The Washington Post is just up with an excellent article about the likely sale of the Charleston Gazette-Mail to Ogden Newspapers:
A West Virginia newspaper is in bankruptcy. The powerful coal industry celebrates.
The article by Steven Mufson begins with the coal head mocking G-M reporter Ken Ward that I wrote about two weeks ago. The article explains the animosity:
The Gazette-Mail hasn’t won many friends in coal country, where executives worry more about mining jobs than they do about the 210 jobs in danger at the Charleston newspaper. McLusky said: “I think it’s safe to say that the coal industry as a whole does not view the Gazette as giving them balanced coverage.”
Others see it differently. “It has been the voice of reason in our state,” said Davitt McAteer, a former head of the Mine Safety and Health Administration who led an independent investigation of the Upper Big Branch Mine disaster. “When you have a one-horse economy as West Virginia is and has been, the fact that there’s one paper willing to not be a lap dog for that industry” is important, he said.
Despite their differences, Mufson argues that the coal industry and the Gazette-Mail are facing similar challenges:
But over the past century, newspapers and coal mining companies have grown rich and now poor together, both victims of new technologies and broader changes in the economy. And both are hoping for survival, if not revival.

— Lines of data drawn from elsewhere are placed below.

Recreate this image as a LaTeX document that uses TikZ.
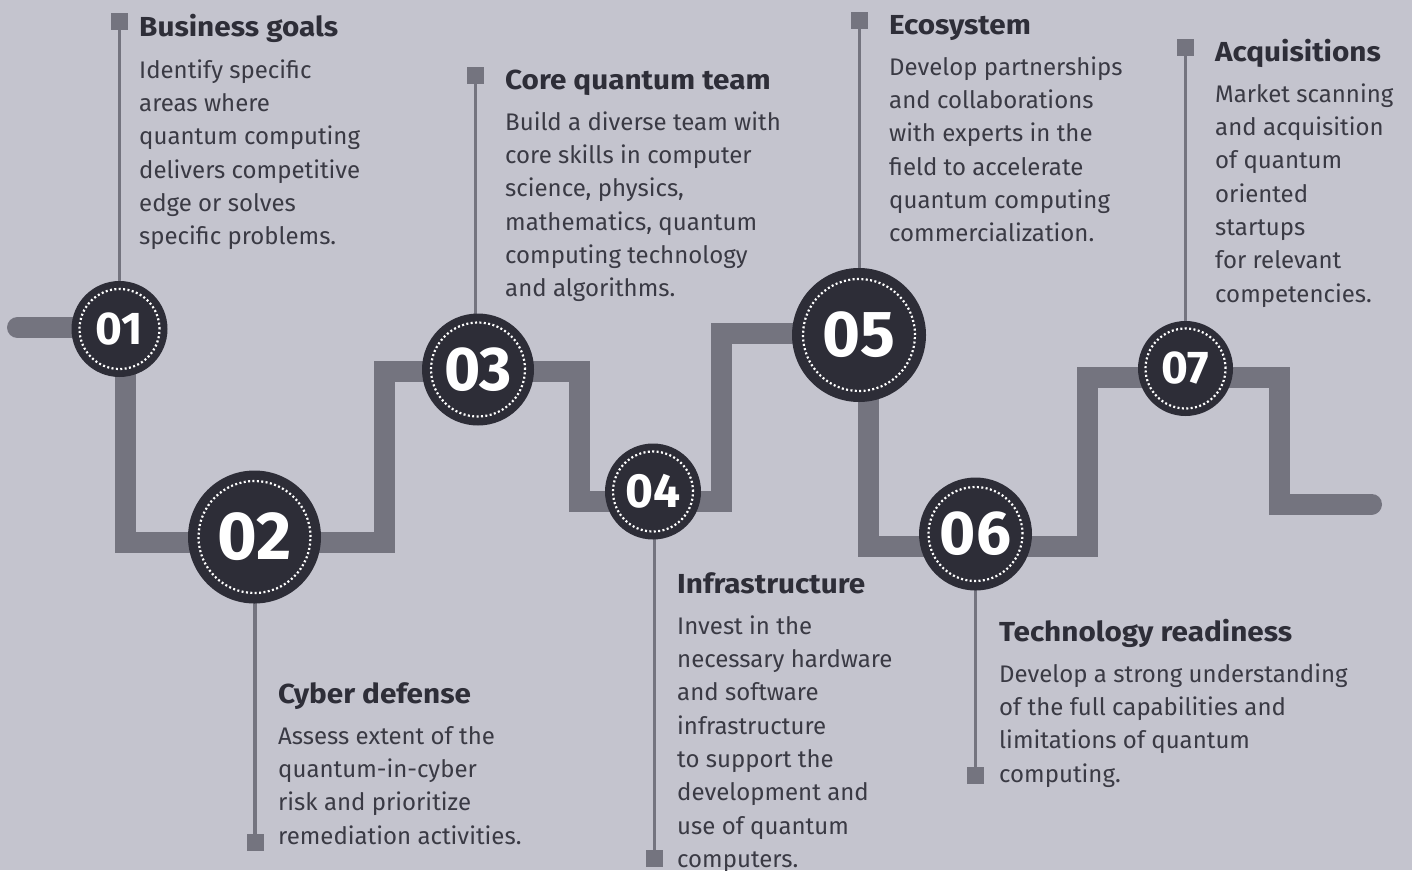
\documentclass[tikz,border=0pt]{standalone}
\usepackage{fontspec}
\setmainfont{Fira Sans}
\newfontfamily\ttlfont{Fira Sans}[FakeStretch=1.08]
\definecolor{bgc}{HTML}{C4C4CE}
\definecolor{trackc}{HTML}{74747F}
\definecolor{discc}{HTML}{2D2D37}
\definecolor{inkc}{HTML}{2E2E38}
\definecolor{bodyc}{HTML}{3A3A44}
\tikzset{
  track/.style={draw=trackc, line width=21pt, line cap=round, line join=miter},
  disc/.style={circle, fill=discc, inner sep=0pt, text=white, font=\bfseries},
  lead/.style={draw=trackc, line width=3.5pt},
  sq/.style={rectangle, fill=trackc, minimum size=17pt, inner sep=0pt},
  ttl/.style={anchor=base west, inner sep=0pt, text=inkc, font=\ttlfont\bfseries\fontsize{27.5}{30}\selectfont},
  bdy/.style={anchor=north west, inner sep=0pt, align=left, text=bodyc, font=\fontsize{24}{33.3}\selectfont},
  dotring/.style={draw=white, line width=2.2pt, dash pattern=on 2pt off 2.4pt}
}
\newcommand{\fs}[1]{\fontsize{#1}{#1}\selectfont}
\begin{document}
\begin{tikzpicture}[x=1pt,y=-1pt]
\fill[bgc] (0,0) rectangle (1412,870);
\useasboundingbox (0,0) rectangle (1412,870);

% track
\coordinate (t0) at (17.5,327.5);
\coordinate (t9) at (1371.5,504);
\draw[track] (t0) -- (125.5,327.5) -- (125.5,542) -- (384,542) -- (384,371)
  -- (579.5,371) -- (579.5,501) -- (721.5,501) -- (721.5,333.5) -- (868,333.5)
  -- (868,546.5) -- (1087.5,546.5) -- (1087.5,377) -- (1279.5,377) -- (1279.5,504) -- (t9);

% squares
\node[sq] (s1) at (119.5,21.5) {};
\node[sq] (s2) at (255,842) {};
\node[sq] (s3) at (475.5,75.5) {};
\node[sq] (s4) at (654.5,858) {};
\node[sq] (s5) at (859.5,20.7) {};
\node[sq] (s6) at (975.5,775.5) {};
\node[sq] (s7) at (1185.5,47.5) {};

% circle positions
\coordinate (p1) at (119.5,329);
\coordinate (p2) at (254.5,537);
\coordinate (p3) at (478,369.5);
\coordinate (p4) at (653,491.5);
\coordinate (p5) at (859,335);
\coordinate (p6) at (975.5,534);
\coordinate (p7) at (1185.5,368.5);

% leader lines
\draw[lead] (s1.center) -- (s1.center |- p1);
\draw[lead] (s2.center) -- (s2.center |- p2);
\draw[lead] (s3.center) -- (s3.center |- p3);
\draw[lead] (s4.center) -- (s4.center |- p4);
\draw[lead] (s5.center) -- (s5.center |- p5);
\draw[lead] (s6.center) -- (s6.center |- p6);
\draw[lead] (s7.center) -- (s7.center |- p7);

% discs
\node[disc, minimum size=96pt]  (c1) at (p1) {\fs{46}01};
\node[disc, minimum size=133pt] (c2) at (p2) {\fs{68}02};
\node[disc, minimum size=112pt] (c3) at (p3) {\fs{62}03};
\node[disc, minimum size=96pt]  (c4) at (p4) {\fs{48}04};
\node[disc, minimum size=134pt] (c5) at (p5) {\fs{65}05};
\node[disc, minimum size=113pt] (c6) at (p6) {\fs{62}06};
\node[disc, minimum size=95pt]  (c7) at (p7) {\fs{46}07};

\draw[dotring] (c1.center) circle[radius=40pt];
\draw[dotring] (c2.center) circle[radius=56pt];
\draw[dotring] (c3.center) circle[radius=47pt];
\draw[dotring] (c4.center) circle[radius=40pt];
\draw[dotring] (c5.center) circle[radius=56pt];
\draw[dotring] (c6.center) circle[radius=47pt];
\draw[dotring] (c7.center) circle[radius=40pt];

% texts
\node[ttl] (h1) at (139,36) {Business goals};
\node[bdy] (b1) at (139,58) {\rule{0pt}{20pt}Identify specific\\areas where\\quantum computing\\delivers competitive\\edge or solves\\specific problems.};

\node[ttl] (h2) at (278,703) {Cyber defense};
\node[bdy] (b2) at (278,724) {\rule{0pt}{20pt}Assess extent of the\\quantum-in-cyber\\risk and prioritize\\remediation activities.};

\node[ttl] (h3) at (505,89) {Core quantum team};
\node[bdy] (b3) at (505,110) {\rule{0pt}{20pt}Build a diverse team with\\core skills in computer\\science, physics,\\mathematics, quantum\\computing technology\\and algorithms.};

\node[ttl] (h4) at (677,593) {Infrastructure};
\node[bdy] (b4) at (677,614) {\rule{0pt}{20pt}Invest in the\\necessary hardware\\and software\\infrastructure\\to support the\\development and\\use of quantum\\computers.};

\node[ttl] (h5) at (889,34) {Ecosystem};
\node[bdy] (b5) at (889,55) {\rule{0pt}{20pt}Develop partnerships\\and collaborations\\with experts in the\\field to accelerate\\quantum computing\\commercialization.};

\node[ttl] (h6) at (999,641) {Technology readiness};
\node[bdy] (b6) at (999,662) {\rule{0pt}{20pt}Develop a strong understanding\\of the full capabilities and\\limitations of quantum\\computing.};

\node[ttl] (h7) at (1215,61) {Acquisitions};
\node[bdy] (b7) at (1215,82) {\rule{0pt}{20pt}Market scanning\\and acquisition\\of quantum\\oriented\\startups\\for relevant\\competencies.};
\end{tikzpicture}
\end{document}
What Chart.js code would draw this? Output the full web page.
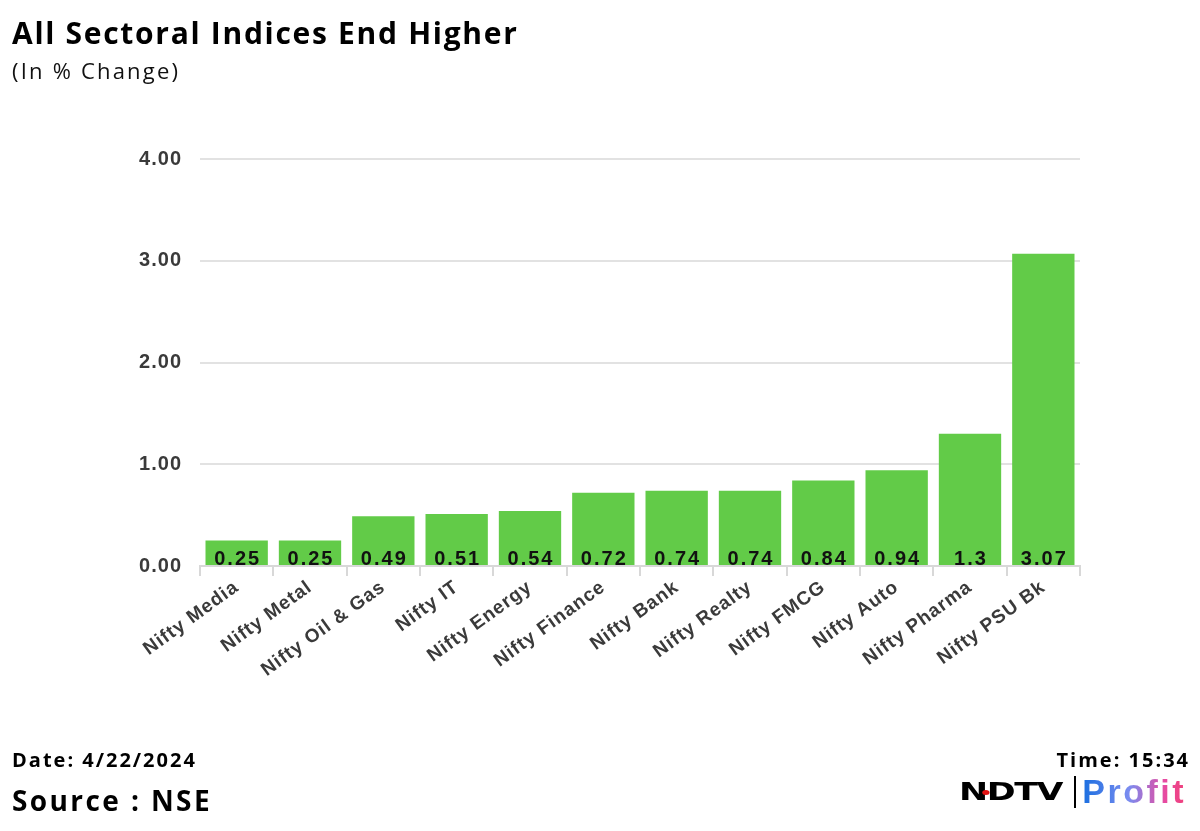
<!DOCTYPE html>
<html>
<head>
<meta charset="utf-8">
<script src="https://cdn.jsdelivr.net/npm/chart.js@4.4.1/dist/chart.umd.min.js"></script>
<style>
    html, body { margin: 0; padding: 0; background: #fff; }
    body { width: 1200px; height: 831px; position: relative; overflow: hidden; font-family: "Open Sans", "Noto Sans", sans-serif; }
    #chart-box { position: absolute; left: 0; top: 0; width: 1200px; height: 831px; }
    .title { position: absolute; left: 12px; top: 12px; font-size: 30px; font-weight: 700; color: #000; letter-spacing: 1.7px; }
    .subtitle { position: absolute; left: 12px; top: 55px; font-size: 22px; color: #111; letter-spacing: 2.2px; }
    .date { position: absolute; left: 12px; top: 746px; font-size: 20px; font-weight: 700; color: #000; letter-spacing: 2px; }
    .source { position: absolute; left: 12px; top: 781px; font-size: 28px; font-weight: 700; color: #000; letter-spacing: 2.4px; }
    .time { position: absolute; right: 10px; top: 746px; font-size: 20px; font-weight: 700; color: #000; letter-spacing: 2px; }
    .logo { position: absolute; right: 14px; top: 772px; display: flex; align-items: center; }
    .ndtv { font-family: "DejaVu Sans", sans-serif; font-weight: 900; font-size: 24px; letter-spacing: -1px; color: #000; transform: scaleX(1.45); transform-origin: right center; margin-right: 6px; position: relative; }
    .ndtv .dot { position: absolute; left: 16px; top: 12px; width: 5px; height: 5px; background: #e01010; border-radius: 50%; }
    .bar { width: 2px; height: 32px; background: #000; margin: 0 6px 0 6px; }
    .profit { font-family: "Liberation Sans", Arial, sans-serif; font-weight: 700; font-size: 34px; letter-spacing: 2.5px; background: linear-gradient(90deg, #1a6fe0, #7a8cf0 45%, #e84aa0 80%, #f0407a); -webkit-background-clip: text; background-clip: text; color: transparent; }
</style>
</head>
<body>
<div id="chart-box"><canvas id="sector-chart"></canvas></div>
<div class="title">All Sectoral Indices End Higher</div>
<div class="subtitle">(In % Change)</div>
<div class="date">Date: 4/22/2024</div>
<div class="source">Source : NSE</div>
<div class="time">Time: 15:34</div>
<div class="logo">
    <span class="ndtv">NDTV<span class="dot"></span></span>
    <span class="bar"></span>
    <span class="profit">Profit</span>
</div>
<script>
// Chart data
const sectors = ['Nifty Media', 'Nifty Metal', 'Nifty Oil & Gas', 'Nifty IT', 'Nifty Energy', 'Nifty Finance',
    'Nifty Bank', 'Nifty Realty', 'Nifty FMCG', 'Nifty Auto', 'Nifty Pharma', 'Nifty PSU Bk'];
const changes = [0.25, 0.25, 0.49, 0.51, 0.54, 0.72, 0.74, 0.74, 0.84, 0.94, 1.3, 3.07];
const yTicks = [0, 1, 2, 3, 4];

// Slightly wider letter spacing, like the stretched source image
const spacing = {
    id: 'spacing',
    beforeDraw(chart) { chart.ctx.letterSpacing = '1px'; },
    afterDraw(chart) { chart.ctx.letterSpacing = '0px'; }
};

// Value labels drawn at the bottom of each bar
const barLabels = {
    id: 'barLabels',
    afterDatasetsDraw(chart) {
        const ctx = chart.ctx;
        const meta = chart.getDatasetMeta(0);
        const yBase = chart.scales.y.getPixelForValue(0);
        ctx.save();
        ctx.font = 'bold 20px "Liberation Sans", Arial, sans-serif';
        ctx.letterSpacing = '2px';
        ctx.fillStyle = '#111';
        ctx.textAlign = 'center';
        ctx.textBaseline = 'alphabetic';
        meta.data.forEach((bar, i) => {
            ctx.fillText(String(changes[i]), bar.x + 1, yBase - 1);
        });
        ctx.restore();
    }
};

new Chart(document.getElementById('sector-chart'), {
    type: 'bar',
    data: {
        labels: sectors,
        datasets: [{
            data: changes,
            backgroundColor: '#62cb48',
            borderWidth: 0,
            barPercentage: 0.85,
            categoryPercentage: 1.0
        }]
    },
    options: {
        responsive: true,
        maintainAspectRatio: false,
        animation: false,
        layout: { padding: { left: 120, right: 120, top: 159, bottom: 115 } },
        plugins: {
            legend: { display: false },
            tooltip: { enabled: false }
        },
        scales: {
            x: {
                grid: { drawOnChartArea: false, drawTicks: true, tickLength: 10, color: '#d8d8d8', lineWidth: 2 },
                border: { color: '#d8d8d8', width: 2 },
                ticks: {
                    color: '#3a3a3a',
                    font: { family: '"Liberation Sans", Arial, sans-serif', size: 19, weight: 'bold' },
                    minRotation: 36,
                    maxRotation: 36,
                    padding: 0
                },
                afterFit(scale) { scale.height = 150; }
            },
            y: {
                min: 0,
                max: 4,
                afterBuildTicks(scale) { scale.ticks = yTicks.map(v => ({ value: v })); },
                grid: { color: '#e2e2e2', lineWidth: 2, drawTicks: false },
                border: { display: false },
                ticks: {
                    color: '#3a3a3a',
                    font: { family: '"Liberation Sans", Arial, sans-serif', size: 20, weight: 'bold' },
                    padding: 18,
                    callback: v => Number(v).toFixed(2)
                },
                afterFit(scale) { scale.width = 80; }
            }
        }
    },
    plugins: [spacing, barLabels]
});
</script>
</body>
</html>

The article includes additional news on the future of the Gazette-Mail. I was happy to read in the article that energy reporter Ken Ward will be working for the muckraking ProPublica:
[Ward] has a one-year deal with the independent ProPublica news organization, which is reimbursing the Gazette for Ward’s salary while Ward reports on the decline of coal and rise of natural gas in the state.
I was not happy to read that Robert Nutting is taking the same approach that he brought to employment at the other newspapers he's purchased or the baseball team he owns:
“No coal industry lawyer or anyone else will make decisions for us in the hiring of newsroom staff,” said Robert Nutting, chief executive of Ogden Newspapers. Nutting, great-grandson of the founder of the Wheeling News, said that if the court lets him move ahead with the purchase, he would take “fresh looks” at the paper, but he added that the “tremendously talented newsroom team” was “part of the appeal to us.”
"Fresh looks"? The staff will be cut in half and the talented reporters will be gone by the end of spring.
A petition to the Gazette-Mail bankruptcy judge and others
Here is where you can sign a Google docs petition on the pending sale of the Charleston paper. The petition makes a number of excellent points including:
It is our observation that the Ogden Newspaper-owned publications (Ogden’s Wheeling Newspapers is the current high-bidder for the Charleston Gazette-Mail) have poorly served both sides of the issues important to the West Virginia communities where they are published. In addition, the Ogden-owned papers reportedly do not maintain a well-staffed newsroom. A well-staffed newsroom is critical for robust coverage of public affairs.
We also encourage you to pursue alternative options for future of the Charleston Gazette-Mail, namely an ESOP, an employee stock ownership plan.